◆ **DATA BLOCK**
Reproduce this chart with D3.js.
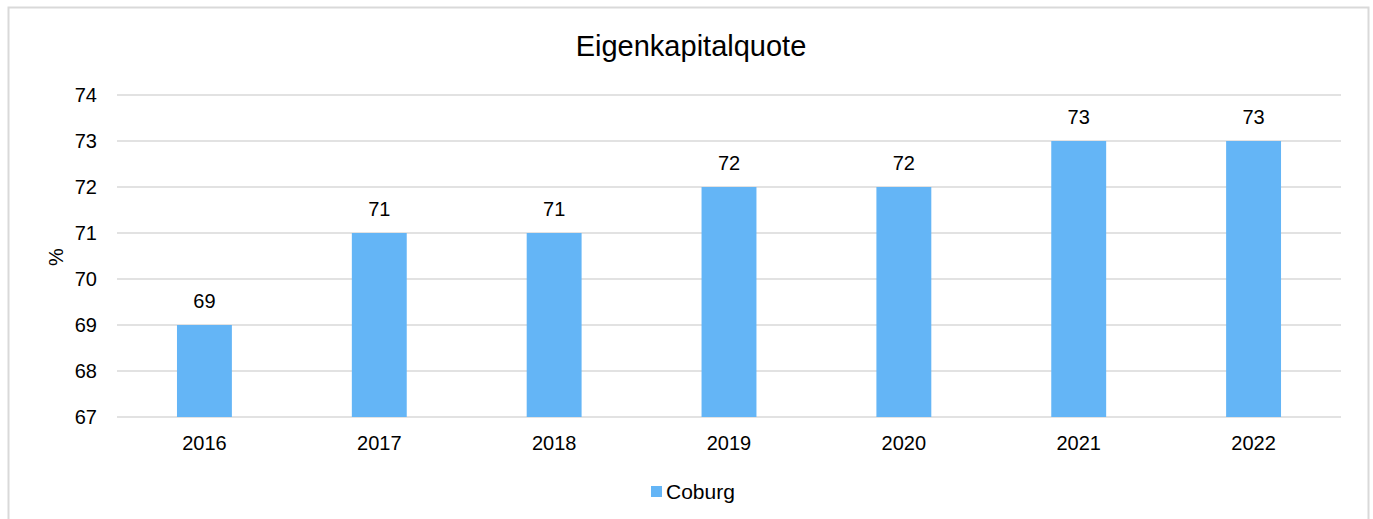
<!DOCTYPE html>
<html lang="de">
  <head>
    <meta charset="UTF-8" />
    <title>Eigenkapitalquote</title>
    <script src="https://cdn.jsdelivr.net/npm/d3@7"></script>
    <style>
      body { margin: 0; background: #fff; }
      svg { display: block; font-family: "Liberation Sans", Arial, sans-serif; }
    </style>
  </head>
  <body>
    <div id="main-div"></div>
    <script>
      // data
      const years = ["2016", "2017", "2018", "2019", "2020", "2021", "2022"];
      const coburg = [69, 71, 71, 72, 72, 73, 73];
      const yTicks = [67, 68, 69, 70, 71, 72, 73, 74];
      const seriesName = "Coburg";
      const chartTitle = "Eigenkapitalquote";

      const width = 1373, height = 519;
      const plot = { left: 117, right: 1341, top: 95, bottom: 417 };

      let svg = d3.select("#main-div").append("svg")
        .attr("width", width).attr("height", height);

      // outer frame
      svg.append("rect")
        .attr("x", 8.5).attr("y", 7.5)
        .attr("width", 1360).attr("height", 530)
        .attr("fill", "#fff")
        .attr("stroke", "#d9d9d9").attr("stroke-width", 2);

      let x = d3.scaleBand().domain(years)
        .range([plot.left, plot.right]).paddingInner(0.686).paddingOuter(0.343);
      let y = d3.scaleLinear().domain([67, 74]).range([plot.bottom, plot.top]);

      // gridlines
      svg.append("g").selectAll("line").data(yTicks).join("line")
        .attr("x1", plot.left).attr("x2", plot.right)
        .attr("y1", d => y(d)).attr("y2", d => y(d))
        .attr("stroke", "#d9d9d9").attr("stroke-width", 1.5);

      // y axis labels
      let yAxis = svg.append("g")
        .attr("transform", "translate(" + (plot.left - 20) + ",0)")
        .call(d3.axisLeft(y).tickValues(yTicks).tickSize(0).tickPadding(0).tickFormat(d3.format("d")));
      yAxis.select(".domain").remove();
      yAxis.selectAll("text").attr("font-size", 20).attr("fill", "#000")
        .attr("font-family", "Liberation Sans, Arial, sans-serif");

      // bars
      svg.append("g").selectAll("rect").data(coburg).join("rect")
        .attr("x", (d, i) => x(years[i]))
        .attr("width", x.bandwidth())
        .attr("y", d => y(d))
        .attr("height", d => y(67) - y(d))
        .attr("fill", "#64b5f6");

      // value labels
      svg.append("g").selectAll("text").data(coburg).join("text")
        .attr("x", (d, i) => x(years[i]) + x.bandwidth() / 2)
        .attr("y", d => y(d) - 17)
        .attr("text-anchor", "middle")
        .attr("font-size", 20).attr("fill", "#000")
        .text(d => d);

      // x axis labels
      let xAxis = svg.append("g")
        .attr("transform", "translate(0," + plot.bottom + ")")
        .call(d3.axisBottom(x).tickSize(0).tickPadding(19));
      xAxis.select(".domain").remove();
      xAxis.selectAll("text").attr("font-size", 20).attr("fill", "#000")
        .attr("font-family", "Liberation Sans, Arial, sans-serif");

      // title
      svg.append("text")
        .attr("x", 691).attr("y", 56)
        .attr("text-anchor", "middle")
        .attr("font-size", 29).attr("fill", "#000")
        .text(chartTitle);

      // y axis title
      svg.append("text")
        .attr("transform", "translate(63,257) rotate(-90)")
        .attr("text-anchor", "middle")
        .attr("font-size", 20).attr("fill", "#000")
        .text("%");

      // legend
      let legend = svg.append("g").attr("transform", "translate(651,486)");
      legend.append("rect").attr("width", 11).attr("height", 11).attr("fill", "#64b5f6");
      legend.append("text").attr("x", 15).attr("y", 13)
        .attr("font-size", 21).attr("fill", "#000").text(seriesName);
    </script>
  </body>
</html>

◆ **TASK**
Copy out the data above exactly, except the pictures.

◆ **RESPONSE TO THE EXERCISE**
Reproduce this chart with D3.js.
<!DOCTYPE html>
<html lang="de">
  <head>
    <meta charset="UTF-8" />
    <title>Eigenkapitalquote</title>
    <script src="https://cdn.jsdelivr.net/npm/d3@7"></script>
    <style>
      body { margin: 0; background: #fff; }
      svg { display: block; font-family: "Liberation Sans", Arial, sans-serif; }
    </style>
  </head>
  <body>
    <div id="main-div"></div>
    <script>
      // data
      const years = ["2016", "2017", "2018", "2019", "2020", "2021", "2022"];
      const coburg = [69, 71, 71, 72, 72, 73, 73];
      const yTicks = [67, 68, 69, 70, 71, 72, 73, 74];
      const seriesName = "Coburg";
      const chartTitle = "Eigenkapitalquote";

      const width = 1373, height = 519;
      const plot = { left: 117, right: 1341, top: 95, bottom: 417 };

      let svg = d3.select("#main-div").append("svg")
        .attr("width", width).attr("height", height);

      // outer frame
      svg.append("rect")
        .attr("x", 8.5).attr("y", 7.5)
        .attr("width", 1360).attr("height", 530)
        .attr("fill", "#fff")
        .attr("stroke", "#d9d9d9").attr("stroke-width", 2);

      let x = d3.scaleBand().domain(years)
        .range([plot.left, plot.right]).paddingInner(0.686).paddingOuter(0.343);
      let y = d3.scaleLinear().domain([67, 74]).range([plot.bottom, plot.top]);

      // gridlines
      svg.append("g").selectAll("line").data(yTicks).join("line")
        .attr("x1", plot.left).attr("x2", plot.right)
        .attr("y1", d => y(d)).attr("y2", d => y(d))
        .attr("stroke", "#d9d9d9").attr("stroke-width", 1.5);

      // y axis labels
      let yAxis = svg.append("g")
        .attr("transform", "translate(" + (plot.left - 20) + ",0)")
        .call(d3.axisLeft(y).tickValues(yTicks).tickSize(0).tickPadding(0).tickFormat(d3.format("d")));
      yAxis.select(".domain").remove();
      yAxis.selectAll("text").attr("font-size", 20).attr("fill", "#000")
        .attr("font-family", "Liberation Sans, Arial, sans-serif");

      // bars
      svg.append("g").selectAll("rect").data(coburg).join("rect")
        .attr("x", (d, i) => x(years[i]))
        .attr("width", x.bandwidth())
        .attr("y", d => y(d))
        .attr("height", d => y(67) - y(d))
        .attr("fill", "#64b5f6");

      // value labels
      svg.append("g").selectAll("text").data(coburg).join("text")
        .attr("x", (d, i) => x(years[i]) + x.bandwidth() / 2)
        .attr("y", d => y(d) - 17)
        .attr("text-anchor", "middle")
        .attr("font-size", 20).attr("fill", "#000")
        .text(d => d);

      // x axis labels
      let xAxis = svg.append("g")
        .attr("transform", "translate(0," + plot.bottom + ")")
        .call(d3.axisBottom(x).tickSize(0).tickPadding(19));
      xAxis.select(".domain").remove();
      xAxis.selectAll("text").attr("font-size", 20).attr("fill", "#000")
        .attr("font-family", "Liberation Sans, Arial, sans-serif");

      // title
      svg.append("text")
        .attr("x", 691).attr("y", 56)
        .attr("text-anchor", "middle")
        .attr("font-size", 29).attr("fill", "#000")
        .text(chartTitle);

      // y axis title
      svg.append("text")
        .attr("transform", "translate(63,257) rotate(-90)")
        .attr("text-anchor", "middle")
        .attr("font-size", 20).attr("fill", "#000")
        .text("%");

      // legend
      let legend = svg.append("g").attr("transform", "translate(651,486)");
      legend.append("rect").attr("width", 11).attr("height", 11).attr("fill", "#64b5f6");
      legend.append("text").attr("x", 15).attr("y", 13)
        .attr("font-size", 21).attr("fill", "#000").text(seriesName);
    </script>
  </body>
</html>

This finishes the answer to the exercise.